Ebola in Liberia: Quarantäne unter Waffengewalt
Liberias Regierung versucht mit Ausgangssperren der Lage Herr zu werden. Die betroffenen Einwohner der Hauptstadt reagieren mit wütenden Protesten.
MONROVIA afp/rtr | Wegen der Ebola-Epidemie steht der westafrikanische Staat Liberia seit Mittwoch unter einer nächtlichen Ausgangssperre. Zudem wurden zwei Stadtviertel – eines in der Hauptstadt Monrovia, das andere in Dolo Town in der Provinz Margibi – unter Quarantäne gestellt. Bei den Bewohnern von Monrovias Stadtteil West Point sorgte die Maßnahme für wütende Proteste.
Die Sicherheitskräfte haben mit scharfer Munition und Tränengas die Einhaltung der Quarantäne. „Sie haben nicht auf friedliche Bürger geschossen“, sagte ein Militärsprecher am Mittwoch in der Hauptstadt. Augenzeugen zufolge wurden vier Menschen verletzt. Es war zunächst unklar, ob die Opfer angeschossen wurden. Ein Reuters-Fotograf sah einen Jungen mit einer schweren Beinverletzung.
Die liberianische Präsidentin Ellen Johnson Sirleaf verhängte in einer am Dienstagabend im Radio und im Fernsehen übertragenen Ansprache eine Ausgangssperre zwischen 21.00 Uhr und 06.00 Uhr.

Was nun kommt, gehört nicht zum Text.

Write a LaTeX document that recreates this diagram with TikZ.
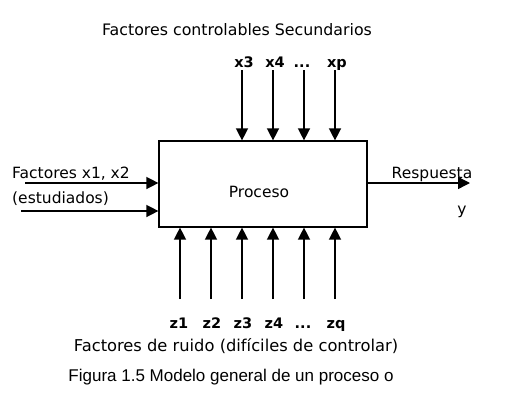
\documentclass[tikz,border=0pt]{standalone}
\usepackage{fontspec}
\setmainfont{DejaVu Sans}
\newfontfamily\capfont{Liberation Sans}
\usetikzlibrary{arrows.meta}
\begin{document}
\begin{tikzpicture}[x=1pt,y=-1pt,
  arr/.style={line width=1.4pt,-{Triangle[length=12pt,width=12pt]}},
  lbl/.style={inner sep=0pt,anchor=base,font=\fontsize{15.5}{18}\selectfont},
  vlbl/.style={inner sep=0pt,anchor=base,font=\bfseries\fontsize{14.5}{17}\selectfont},
  boxst/.style={draw,line width=1.2pt,inner sep=0pt}]
\useasboundingbox (0,0) rectangle (531,402);
\node[boxst,minimum width=208pt,minimum height=86pt] (proc) at (263,184) {};
\node[lbl] (proctxt) at (259,197) {Proceso};
\node[lbl,font=\fontsize{15.8}{18}\selectfont] (title) at (237,35) {Factores controlables Secundarios};
% top labels
\node[vlbl] (x3) at (244,67) {x3};
\node[vlbl] (x4) at (275,67) {x4};
\node[vlbl] (xd) at (302,67) {...};
\node[vlbl] (xp) at (337,67) {xp};
\foreach \n/\x in {t1/242,t2/273,t3/304,t4/335}{
  \coordinate (\n) at (\x,70);
  \draw[arr] (\n) -- (\n |- proc.north);
}
% bottom
\foreach \n/\x in {b1/180,b2/211,b3/242,b4/273,b5/304,b6/335}{
  \coordinate (\n) at (\x,299);
  \draw[arr] (\n) -- (\n |- proc.south);
}
\node[vlbl] (z1) at (179,328) {z1};
\node[vlbl] (z2) at (212,328) {z2};
\node[vlbl] (z3) at (243,328) {z3};
\node[vlbl] (z4) at (274,328) {z4};
\node[vlbl] (zd) at (303,328) {...};
\node[vlbl] (zq) at (336,328) {zq};
\node[lbl,font=\fontsize{16.3}{19}\selectfont] (ruido) at (236,351) {Factores de ruido (difíciles de controlar)};
% left
\coordinate (l1) at (25,183);
\coordinate (l2) at (21,211);
\draw[arr] (l1) -- (l1 -| proc.west);
\draw[arr] (l2) -- (l2 -| proc.west);
\node[lbl,anchor=base west] (fx) at (12,178) {Factores x1, x2};
\node[lbl,anchor=base west] (est) at (12,203) {(estudiados)};
% right
\coordinate (r1) at (470,183);
\draw[arr] (r1 -| proc.east) -- (r1);
\node[lbl] (resp) at (432,178) {Respuesta};
\node[lbl] (yy) at (462,214) {y};
% caption
\node[inner sep=0pt,anchor=base,font=\capfont\fontsize{17}{20}\selectfont] (cap) at (231,381) {Figura 1.5 Modelo general de un proceso o};
\end{tikzpicture}
\end{document}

Außerdem ordnete sie die „Schließung aller Freizeitzentren und aller Videoklubs ab 18 Uhr“ an.
Die Staatschefin beklagte, dass es in Liberia trotz Verhängung des Ausnahmezustands und weiterer drakonischer Maßnahmen nicht gelinge, die Epidemie in den Griff zu bekommen. Verantwortlich dafür sei auch, dass die Bevölkerung die Seuche nach wie vor verleugne, dem Rat der Experten und Ärzte nicht folge und alle Warnungen der Regierung in den Wind schlage.
75.000 Menschen unter Kontrolle
In der Nacht zum Sonntag hatten mit Messern und Knüppeln bewaffnete Angreifer eine Isolierstation in Monrovias Armenviertel West Point verwüstet und 17 Ebola-Patienten befreit. Sie leugneten die Epidemie und warfen Sirleaf vor, mit ihren Warnungen nur an internationale Hilfsgelder kommen zu wollen.
Die geflüchteten Patienten meldeten sich erst drei Tage später wieder in einem anderen Krankenhaus der Stadt. Die Behörden befürchten nun, dass sich zahlreiche weitere Bewohner von West Point mit dem Erreger angesteckt haben und stellten deshalb den gesamten Stadtteil mit seinen 75.000 Einwohnern unter Quarantäne.
Die Bewohner von West Point traf die Maßnahme völlig unvorbereitet. Als sie aufwachten, war ihr Viertel von Soldaten und Polizisten in Kampfmontur abgeriegelt. Nach Angaben von Augenzeugen schleuderten aufgebrachte Einwohner Steine auf die schwer bewaffneten Soldaten und Polizisten. Andere beschwerten sich im Radio, dass sich die Preise in den Geschäften über Nacht verdoppelt hätten. Am Nachmittag beruhigte sich die Lage.
Liberia ist nach jüngsten Angaben der Weltgesundheitsorganisation (WHO) mit 576 Toten am schwersten von der Ebola-Epidemie betroffen. Allein am Wochenende registrierte die Organisation in Liberia 95 zusätzliche Ebola-Tote. Insgesamt gibt es demnach 1350 Tote und 2473 Infizierte. Die WHO erklärte die Epidemie bereits vor Tagen zum Gesundheitsnotfall und ließ den Einsatz noch nicht erprobter Medikamente und Impfstoffe in den betroffenen Ländern zu.